Un roman qui redonne des couleurs et des voix à une Jérusalem oubliée.
Wasif Jawhariyyeh est tout sauf un héros de marbre. Petit musicien mais grand buveur, employé de mairie mais rêveur invétéré, croyant hésitant mais conteur généreux, il traverse son siècle comme on traverse une fête : en se frottant à tous, en ramassant sur son passage amitiés, amours et mélodies. Son oud en bandoulière, il rejoue la Jérusalem du début du XXe siècle, une ville où chrétiens, juifs, musulmans se reconnaissaient comme voisins, compagnons de route, buveurs de la même coupe. Loin des clichés, loin des cartes postales figées, J’étais roi à Jérusalem ranime un monde disparu, celui d’une ville vivante, bruissante, polyglotte.

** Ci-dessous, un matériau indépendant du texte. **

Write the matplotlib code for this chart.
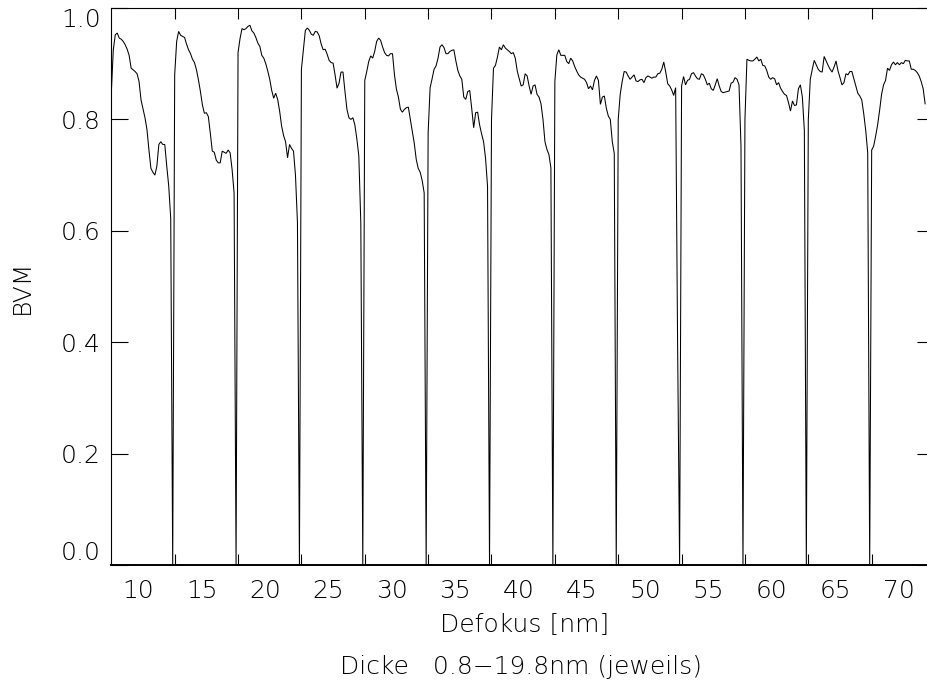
import numpy as np
import matplotlib
matplotlib.use("Agg")
import matplotlib.pyplot as plt

# ---------------- data ----------------
nan = float("nan")
# BVM values per defocus block; each block = thickness sweep 0.8-19.8 nm
seg00 = [nan, 0.848, 0.925, 0.952, 0.955, 0.946, 0.944, 0.940, 0.934, 0.926, 0.915, 0.892, 0.889, 0.886, 0.882, 0.868,
         0.835, 0.819, 0.803, 0.782, 0.745, 0.712, 0.705, 0.700, 0.716, 0.755, 0.760, 0.755, 0.755, 0.716, 0.680, 0.622]
seg01 = [0.0, 0.88, 0.94, 0.958, 0.951, 0.949, 0.947, 0.935, 0.925, 0.918, 0.908, 0.902, 0.889, 0.871, 0.85, 0.826,
         0.811, 0.812, 0.805, 0.775, 0.743, 0.741, 0.727, 0.722, 0.722, 0.743, 0.741, 0.739, 0.745, 0.74, 0.71, 0.668]
seg02 = [0.0, 0.92, 0.945, 0.963, 0.961, 0.963, 0.967, 0.969, 0.959, 0.955, 0.947, 0.937, 0.931, 0.915, 0.910, 0.90,
         0.887, 0.872, 0.852, 0.838, 0.847, 0.836, 0.815, 0.788, 0.771, 0.760, 0.731, 0.755, 0.748, 0.743, 0.70, 0.615]
seg03 = [0.0, 0.89, 0.925, 0.96, 0.964, 0.96, 0.953, 0.951, 0.958, 0.957, 0.950, 0.935, 0.925, 0.926, 0.917, 0.906,
         0.902, 0.901, 0.88, 0.856, 0.865, 0.885, 0.885, 0.85, 0.818, 0.803, 0.800, 0.803, 0.79, 0.765, 0.734, 0.614]
seg04 = [0.0, 0.87, 0.886, 0.904, 0.914, 0.910, 0.922, 0.94, 0.946, 0.942, 0.930, 0.920, 0.915, 0.914, 0.918, 0.918,
         0.88, 0.854, 0.84, 0.818, 0.813, 0.818, 0.821, 0.822, 0.80, 0.777, 0.757, 0.728, 0.712, 0.705, 0.69, 0.668]
seg05 = [0.0, 0.776, 0.857, 0.873, 0.89, 0.896, 0.91, 0.93, 0.934, 0.929, 0.918, 0.918, 0.922, 0.924, 0.925, 0.905,
         0.888, 0.878, 0.872, 0.84, 0.836, 0.85, 0.852, 0.82, 0.785, 0.812, 0.813, 0.79, 0.774, 0.76, 0.73, 0.68]
seg06 = [0.0, 0.80, 0.892, 0.897, 0.912, 0.93, 0.925, 0.934, 0.928, 0.925, 0.922, 0.918, 0.92, 0.91, 0.887, 0.873,
         0.86, 0.862, 0.882, 0.878, 0.86, 0.845, 0.86, 0.862, 0.845, 0.84, 0.828, 0.80, 0.76, 0.746, 0.737, 0.713]
seg07 = [0.0, 0.868, 0.916, 0.925, 0.915, 0.915, 0.915, 0.904, 0.90, 0.91, 0.905, 0.895, 0.887, 0.88, 0.876, 0.874,
         0.872, 0.866, 0.855, 0.86, 0.853, 0.87, 0.878, 0.87, 0.827, 0.84, 0.842, 0.82, 0.806, 0.80, 0.76, 0.739]
seg08 = [0.0, 0.80, 0.845, 0.868, 0.886, 0.885, 0.878, 0.872, 0.876, 0.88, 0.869, 0.868, 0.871, 0.872, 0.866, 0.875,
         0.878, 0.876, 0.874, 0.876, 0.876, 0.882, 0.883, 0.89, 0.903, 0.885, 0.864, 0.86, 0.853, 0.843, 0.857, 0.392]
seg09 = [0.0, 0.86, 0.877, 0.862, 0.87, 0.872, 0.882, 0.884, 0.878, 0.873, 0.872, 0.882, 0.88, 0.872, 0.862, 0.865,
         0.855, 0.852, 0.862, 0.873, 0.86, 0.85, 0.848, 0.849, 0.85, 0.851, 0.865, 0.867, 0.875, 0.872, 0.862, 0.752]
seg10 = [0.0, 0.80, 0.908, 0.906, 0.905, 0.905, 0.908, 0.912, 0.905, 0.908, 0.897, 0.896, 0.888, 0.876, 0.872, 0.875,
         0.873, 0.862, 0.866, 0.856, 0.850, 0.845, 0.843, 0.83, 0.815, 0.833, 0.825, 0.826, 0.855, 0.862, 0.84, 0.78]
seg11 = [0.0, 0.80, 0.872, 0.89, 0.906, 0.898, 0.89, 0.886, 0.885, 0.913, 0.905, 0.897, 0.89, 0.885, 0.894, 0.905,
         0.887, 0.875, 0.862, 0.866, 0.882, 0.88, 0.886, 0.886, 0.873, 0.86, 0.847, 0.842, 0.835, 0.81, 0.78, 0.74]
seg12 = [0.0, 0.745, 0.752, 0.77, 0.79, 0.816, 0.845, 0.862, 0.87, 0.892, 0.888, 0.898, 0.903, 0.898, 0.902,
         0.898, 0.902, 0.90, 0.906, 0.905, 0.905, 0.89, 0.89, 0.888, 0.884, 0.878, 0.868, 0.855, 0.828]
segments = [seg00, seg01, seg02, seg03, seg04, seg05, seg06, seg07, seg08, seg09, seg10, seg11, seg12]

block_start = 7.715          # axis position of first block start
block_width = 5.0            # width of one block on the defocus axis
samples_per_block = 32

x_label_values = [10, 15, 20, 25, 30, 35, 40, 45, 50, 55, 60, 65, 70]
x_label_texts = ["10", "15", "20", "25", "30", "35", "40", "45", "50", "55", "60", "65", "70"]
x_tick_marks = [12.87, 17.87, 22.87, 27.87, 32.87, 37.87, 42.87, 47.87, 52.87, 57.87, 62.87, 67.87]
y_ticks = [0.0, 0.2, 0.4, 0.6, 0.8, 1.0]
y_tick_texts = ["0.0", "0.2", "0.4", "0.6", "0.8", "1.0"]
x_range = (7.846, 72.75)
y_range = (0.0, 1.0)

# ---------------- build series ----------------
xs, ys = [], []
for k, seg in enumerate(segments):
    idx = np.arange(len(seg))
    xs.append(block_start + k * block_width + idx * block_width / samples_per_block)
    ys.append(np.array(seg, dtype=float))
x = np.concatenate(xs)
y = np.concatenate(ys)

# ---------------- figure ----------------
FS = 18
FONT = dict(family="DejaVu Sans", weight=200, size=FS)
plt.rcParams["font.family"] = "DejaVu Sans"

W, H = 927, 686
fig = plt.figure(figsize=(W / 100, H / 100), dpi=100)
fig.patch.set_facecolor("white")
ax = fig.add_axes([111 / W, 121 / H, 822.5 / W, 557 / H])
ax.set_facecolor("white")

ax.plot(x, y, color="black", linewidth=0.75, solid_joinstyle="miter")

ax.set_xlim(*x_range)
ax.set_ylim(*y_range)

for s in ax.spines.values():
    s.set_linewidth(0.8)
    s.set_color("black")
ax.spines["bottom"].set_linewidth(1.4)

# x axis: labels without marks, marks offset (as in reference)
ax.set_xticks(x_label_values)
ax.set_xticklabels(x_label_texts, fontdict=FONT)
ax.set_xticks(x_tick_marks, minor=True)
ax.tick_params(axis="x", which="major", length=0, pad=10.0)
ax.tick_params(axis="x", which="minor", direction="in", length=8, width=0.8,
               top=True, bottom=True, labelbottom=False)

ax.set_yticks(y_ticks)
ax.set_yticklabels(y_tick_texts, fontdict=FONT)
ax.tick_params(axis="y", which="major", direction="in", length=12.2, width=0.8,
               left=True, right=True, pad=7.5)
ylabs = ax.get_yticklabels()
ylabs[0].set_verticalalignment("bottom")
ylabs[-1].set_verticalalignment("top")

fig.text(22 / W, 1 - 287 / H, "BVM", rotation=90, ha="center", va="center",
         fontsize=FS, fontweight=200)
fig.text(525 / W, 1 - 625 / H, "Defokus [nm]", ha="center", va="center",
         fontsize=FS, fontweight=200)
fig.text(521 / W, 1 - 667 / H, "Dicke   0.8\u221219.8nm (jeweils)", ha="center", va="center",
         fontsize=FS, fontweight=200)

fig.savefig("out.png", dpi=100)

C’est peu dire que la langue d’Ulonati pulse. Elle rit, elle chante, elle se cogne aux pierres comme aux corps. On lit ce roman comme on écouterait une improvisation musicale : avec le rythme dans le sang et le vertige de l’instant. L’autrice nous offre une Jérusalem solaire, traversée d’ivresses et de chansons, où la mort rôde mais où l’urgence de vivre prend toujours le dessus. Mais si la jeunesse de Wasif charme et captive, son exil et sa vieillesse paraissent traités trop vite, comme esquissés à la hâte. On aimerait s’attarder davantage auprès du vieillard qui se proclame roi : le regard se fait plus distant, moins tendre. Reste alors moins un portrait d’homme qu’une partition mémorielle, hommage à une Jérusalem cosmopolite, joyeuse et rieuse, engloutie par l’Histoire. Roman-fresque, roman-chant, J’étais roi à Jérusalem nous rappelle que l’imaginaire d’une ville peut survivre à ses ruines… tant qu’il reste quelqu’un pour en jouer les notes.
Laura Ulonati, J’étais roi à Jérusalem, sortie le 20 août 2025, Actes Sud, 304 p., 22 euros.